(Charts and diagrams as code)

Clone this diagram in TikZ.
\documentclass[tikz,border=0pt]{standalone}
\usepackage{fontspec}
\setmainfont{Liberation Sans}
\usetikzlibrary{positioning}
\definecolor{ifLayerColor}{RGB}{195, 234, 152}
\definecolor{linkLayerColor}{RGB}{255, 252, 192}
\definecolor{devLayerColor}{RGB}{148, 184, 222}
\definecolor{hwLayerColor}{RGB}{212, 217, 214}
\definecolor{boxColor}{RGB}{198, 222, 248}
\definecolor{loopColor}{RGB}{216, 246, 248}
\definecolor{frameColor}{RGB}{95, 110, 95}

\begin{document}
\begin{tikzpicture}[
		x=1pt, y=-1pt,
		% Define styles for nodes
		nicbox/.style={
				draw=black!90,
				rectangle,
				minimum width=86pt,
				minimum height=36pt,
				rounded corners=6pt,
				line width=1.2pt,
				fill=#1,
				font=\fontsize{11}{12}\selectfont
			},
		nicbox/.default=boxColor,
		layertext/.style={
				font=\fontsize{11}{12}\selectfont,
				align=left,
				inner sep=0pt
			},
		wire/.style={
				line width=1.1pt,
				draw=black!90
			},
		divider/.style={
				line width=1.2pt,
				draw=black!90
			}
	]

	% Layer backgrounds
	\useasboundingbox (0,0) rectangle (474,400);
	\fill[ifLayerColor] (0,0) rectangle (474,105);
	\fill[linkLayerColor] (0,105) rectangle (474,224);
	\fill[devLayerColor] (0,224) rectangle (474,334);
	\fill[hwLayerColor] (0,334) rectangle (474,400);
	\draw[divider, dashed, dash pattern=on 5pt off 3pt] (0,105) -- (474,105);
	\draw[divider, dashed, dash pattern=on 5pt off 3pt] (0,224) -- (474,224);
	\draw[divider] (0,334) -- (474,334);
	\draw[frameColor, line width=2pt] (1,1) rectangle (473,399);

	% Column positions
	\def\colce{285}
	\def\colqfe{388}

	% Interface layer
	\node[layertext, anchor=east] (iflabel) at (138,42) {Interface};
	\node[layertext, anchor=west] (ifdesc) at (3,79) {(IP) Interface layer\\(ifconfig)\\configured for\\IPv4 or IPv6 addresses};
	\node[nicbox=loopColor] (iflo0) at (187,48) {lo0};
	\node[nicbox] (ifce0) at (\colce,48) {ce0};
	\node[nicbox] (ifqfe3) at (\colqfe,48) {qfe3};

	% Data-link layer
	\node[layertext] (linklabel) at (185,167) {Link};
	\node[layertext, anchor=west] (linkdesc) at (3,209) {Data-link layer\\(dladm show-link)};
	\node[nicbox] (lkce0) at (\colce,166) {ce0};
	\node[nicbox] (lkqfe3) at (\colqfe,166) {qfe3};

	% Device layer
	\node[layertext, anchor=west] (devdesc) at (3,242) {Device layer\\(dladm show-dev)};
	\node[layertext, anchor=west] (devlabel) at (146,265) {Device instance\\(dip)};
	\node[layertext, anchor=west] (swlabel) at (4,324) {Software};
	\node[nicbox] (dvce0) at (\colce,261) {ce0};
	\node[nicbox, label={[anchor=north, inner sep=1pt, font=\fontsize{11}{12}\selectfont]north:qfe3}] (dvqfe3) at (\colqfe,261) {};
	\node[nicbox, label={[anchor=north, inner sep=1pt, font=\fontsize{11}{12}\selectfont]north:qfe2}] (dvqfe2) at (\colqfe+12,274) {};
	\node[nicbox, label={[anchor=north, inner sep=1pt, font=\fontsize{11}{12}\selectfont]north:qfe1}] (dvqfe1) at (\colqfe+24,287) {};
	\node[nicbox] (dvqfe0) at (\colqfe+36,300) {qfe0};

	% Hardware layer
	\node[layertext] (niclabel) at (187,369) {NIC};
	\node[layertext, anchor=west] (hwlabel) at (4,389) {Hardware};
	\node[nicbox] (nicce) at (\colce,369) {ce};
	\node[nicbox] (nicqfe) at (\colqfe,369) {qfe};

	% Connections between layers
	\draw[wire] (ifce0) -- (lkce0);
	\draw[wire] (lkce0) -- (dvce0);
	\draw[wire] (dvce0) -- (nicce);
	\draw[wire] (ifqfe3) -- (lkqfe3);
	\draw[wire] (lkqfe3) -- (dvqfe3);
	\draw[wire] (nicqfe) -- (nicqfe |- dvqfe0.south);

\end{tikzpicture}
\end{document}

==

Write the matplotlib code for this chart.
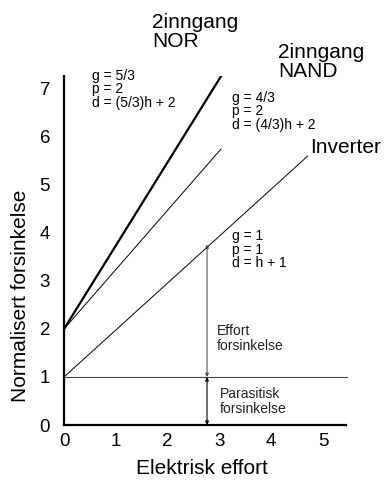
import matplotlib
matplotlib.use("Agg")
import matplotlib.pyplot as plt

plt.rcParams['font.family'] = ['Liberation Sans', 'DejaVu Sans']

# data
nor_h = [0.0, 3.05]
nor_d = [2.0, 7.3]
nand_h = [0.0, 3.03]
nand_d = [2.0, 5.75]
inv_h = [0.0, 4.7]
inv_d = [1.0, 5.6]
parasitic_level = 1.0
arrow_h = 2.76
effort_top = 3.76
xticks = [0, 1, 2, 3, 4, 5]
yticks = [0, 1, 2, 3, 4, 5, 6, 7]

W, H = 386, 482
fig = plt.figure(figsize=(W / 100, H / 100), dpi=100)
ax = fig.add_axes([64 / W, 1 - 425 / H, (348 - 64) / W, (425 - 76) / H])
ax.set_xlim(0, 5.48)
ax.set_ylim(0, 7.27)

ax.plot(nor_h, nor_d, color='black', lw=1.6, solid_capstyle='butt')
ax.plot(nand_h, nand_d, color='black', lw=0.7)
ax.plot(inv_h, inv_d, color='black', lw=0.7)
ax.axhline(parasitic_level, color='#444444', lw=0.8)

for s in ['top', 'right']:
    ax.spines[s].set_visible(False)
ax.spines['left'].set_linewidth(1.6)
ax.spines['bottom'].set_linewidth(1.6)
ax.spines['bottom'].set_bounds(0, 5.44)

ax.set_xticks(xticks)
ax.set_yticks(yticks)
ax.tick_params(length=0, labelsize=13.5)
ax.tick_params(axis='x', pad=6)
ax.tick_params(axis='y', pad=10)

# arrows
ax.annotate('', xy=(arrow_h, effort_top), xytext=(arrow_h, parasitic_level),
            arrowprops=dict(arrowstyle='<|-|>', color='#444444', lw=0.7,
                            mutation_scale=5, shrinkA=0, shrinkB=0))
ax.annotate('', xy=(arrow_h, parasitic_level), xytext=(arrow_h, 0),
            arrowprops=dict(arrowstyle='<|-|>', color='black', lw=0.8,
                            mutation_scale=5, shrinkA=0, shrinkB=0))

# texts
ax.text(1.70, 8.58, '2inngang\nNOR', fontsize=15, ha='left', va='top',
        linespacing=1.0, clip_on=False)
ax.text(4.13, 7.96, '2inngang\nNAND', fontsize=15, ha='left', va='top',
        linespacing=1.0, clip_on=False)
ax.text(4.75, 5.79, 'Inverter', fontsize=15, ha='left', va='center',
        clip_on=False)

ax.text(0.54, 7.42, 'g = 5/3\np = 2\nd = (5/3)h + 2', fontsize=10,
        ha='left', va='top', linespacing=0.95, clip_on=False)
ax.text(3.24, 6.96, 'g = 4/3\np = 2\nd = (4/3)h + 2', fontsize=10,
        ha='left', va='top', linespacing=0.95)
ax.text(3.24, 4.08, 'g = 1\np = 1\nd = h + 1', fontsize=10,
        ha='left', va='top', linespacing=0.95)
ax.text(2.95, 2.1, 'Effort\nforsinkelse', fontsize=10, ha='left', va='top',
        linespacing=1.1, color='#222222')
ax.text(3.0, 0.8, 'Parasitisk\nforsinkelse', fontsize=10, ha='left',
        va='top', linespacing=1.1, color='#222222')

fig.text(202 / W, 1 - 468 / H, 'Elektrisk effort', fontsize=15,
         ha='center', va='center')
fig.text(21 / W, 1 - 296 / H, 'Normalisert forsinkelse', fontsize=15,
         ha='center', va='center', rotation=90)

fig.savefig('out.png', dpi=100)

* * *

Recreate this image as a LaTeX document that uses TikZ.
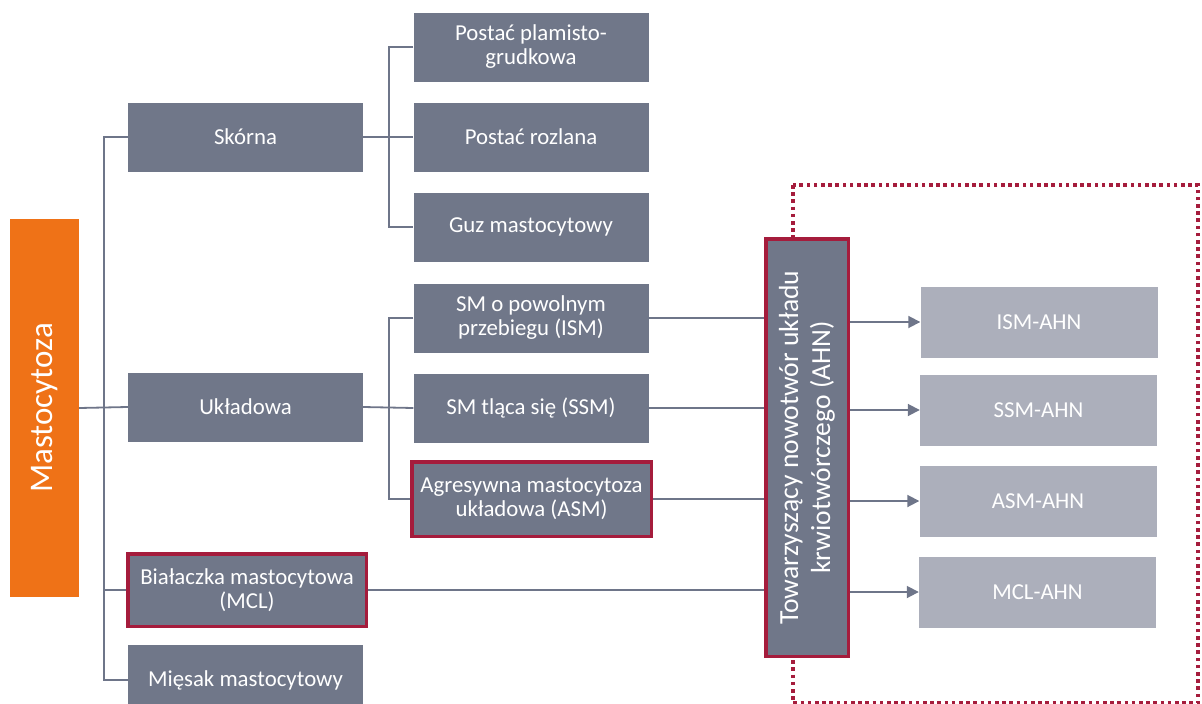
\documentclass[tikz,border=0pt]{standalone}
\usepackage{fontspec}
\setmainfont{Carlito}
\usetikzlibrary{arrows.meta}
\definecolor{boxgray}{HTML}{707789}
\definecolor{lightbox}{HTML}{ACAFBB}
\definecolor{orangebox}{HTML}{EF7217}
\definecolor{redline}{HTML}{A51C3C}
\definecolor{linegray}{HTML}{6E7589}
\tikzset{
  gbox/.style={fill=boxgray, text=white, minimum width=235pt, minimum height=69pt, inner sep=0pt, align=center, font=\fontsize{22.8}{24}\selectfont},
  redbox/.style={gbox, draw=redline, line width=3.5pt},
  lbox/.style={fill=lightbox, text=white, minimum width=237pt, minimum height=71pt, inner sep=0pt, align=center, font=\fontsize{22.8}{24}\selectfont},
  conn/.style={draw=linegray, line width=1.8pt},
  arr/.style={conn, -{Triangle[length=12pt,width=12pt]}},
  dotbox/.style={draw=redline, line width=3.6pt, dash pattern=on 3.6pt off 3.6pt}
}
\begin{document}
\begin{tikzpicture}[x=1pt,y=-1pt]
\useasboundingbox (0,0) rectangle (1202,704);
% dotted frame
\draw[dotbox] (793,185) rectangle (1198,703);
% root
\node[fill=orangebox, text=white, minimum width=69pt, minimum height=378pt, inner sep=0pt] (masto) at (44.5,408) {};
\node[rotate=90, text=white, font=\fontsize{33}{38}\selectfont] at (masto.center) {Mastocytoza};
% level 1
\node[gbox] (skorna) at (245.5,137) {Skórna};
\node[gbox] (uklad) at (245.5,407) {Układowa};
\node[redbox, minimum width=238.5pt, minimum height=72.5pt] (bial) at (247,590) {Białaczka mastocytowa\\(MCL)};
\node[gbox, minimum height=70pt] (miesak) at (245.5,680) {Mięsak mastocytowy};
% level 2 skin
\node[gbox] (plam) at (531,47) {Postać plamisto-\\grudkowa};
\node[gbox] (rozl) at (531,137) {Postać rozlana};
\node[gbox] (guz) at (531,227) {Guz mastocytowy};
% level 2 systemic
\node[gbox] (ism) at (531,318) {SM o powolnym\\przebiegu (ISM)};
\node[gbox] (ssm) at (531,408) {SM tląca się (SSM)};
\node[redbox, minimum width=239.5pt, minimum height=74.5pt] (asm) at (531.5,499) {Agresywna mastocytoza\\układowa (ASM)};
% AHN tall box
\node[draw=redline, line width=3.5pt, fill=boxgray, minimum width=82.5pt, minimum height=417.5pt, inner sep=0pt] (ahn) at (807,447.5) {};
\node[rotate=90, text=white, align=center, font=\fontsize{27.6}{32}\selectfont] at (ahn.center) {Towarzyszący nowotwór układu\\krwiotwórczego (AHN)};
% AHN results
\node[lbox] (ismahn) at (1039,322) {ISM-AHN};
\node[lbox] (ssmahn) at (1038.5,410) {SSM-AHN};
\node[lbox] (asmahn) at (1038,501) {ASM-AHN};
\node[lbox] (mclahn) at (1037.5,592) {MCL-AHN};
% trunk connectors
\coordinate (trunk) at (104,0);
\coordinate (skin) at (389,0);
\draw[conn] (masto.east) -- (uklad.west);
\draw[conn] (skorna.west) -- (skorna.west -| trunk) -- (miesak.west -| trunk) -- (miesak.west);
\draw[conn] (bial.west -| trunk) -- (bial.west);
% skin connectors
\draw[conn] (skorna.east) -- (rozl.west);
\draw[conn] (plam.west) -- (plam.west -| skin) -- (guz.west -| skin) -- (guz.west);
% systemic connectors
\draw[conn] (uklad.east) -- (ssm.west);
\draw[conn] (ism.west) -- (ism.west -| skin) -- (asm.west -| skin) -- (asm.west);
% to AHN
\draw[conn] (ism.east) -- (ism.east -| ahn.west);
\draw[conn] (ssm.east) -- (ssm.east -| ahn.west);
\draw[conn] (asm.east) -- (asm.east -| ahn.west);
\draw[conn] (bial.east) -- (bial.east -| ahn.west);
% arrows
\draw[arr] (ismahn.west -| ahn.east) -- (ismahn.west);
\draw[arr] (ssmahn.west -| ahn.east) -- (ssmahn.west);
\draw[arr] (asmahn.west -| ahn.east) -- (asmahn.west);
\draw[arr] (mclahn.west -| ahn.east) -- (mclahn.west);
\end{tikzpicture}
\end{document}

Given task: Output nothing except the lines from the one containing "Write the matplotlib code for this chart." through the one containing "ax.set_ylim(0, 7.27)", both kept, with the pictures removed.

Full response:
Write the matplotlib code for this chart.
import matplotlib
matplotlib.use("Agg")
import matplotlib.pyplot as plt

plt.rcParams['font.family'] = ['Liberation Sans', 'DejaVu Sans']

# data
nor_h = [0.0, 3.05]
nor_d = [2.0, 7.3]
nand_h = [0.0, 3.03]
nand_d = [2.0, 5.75]
inv_h = [0.0, 4.7]
inv_d = [1.0, 5.6]
parasitic_level = 1.0
arrow_h = 2.76
effort_top = 3.76
xticks = [0, 1, 2, 3, 4, 5]
yticks = [0, 1, 2, 3, 4, 5, 6, 7]

W, H = 386, 482
fig = plt.figure(figsize=(W / 100, H / 100), dpi=100)
ax = fig.add_axes([64 / W, 1 - 425 / H, (348 - 64) / W, (425 - 76) / H])
ax.set_xlim(0, 5.48)
ax.set_ylim(0, 7.27)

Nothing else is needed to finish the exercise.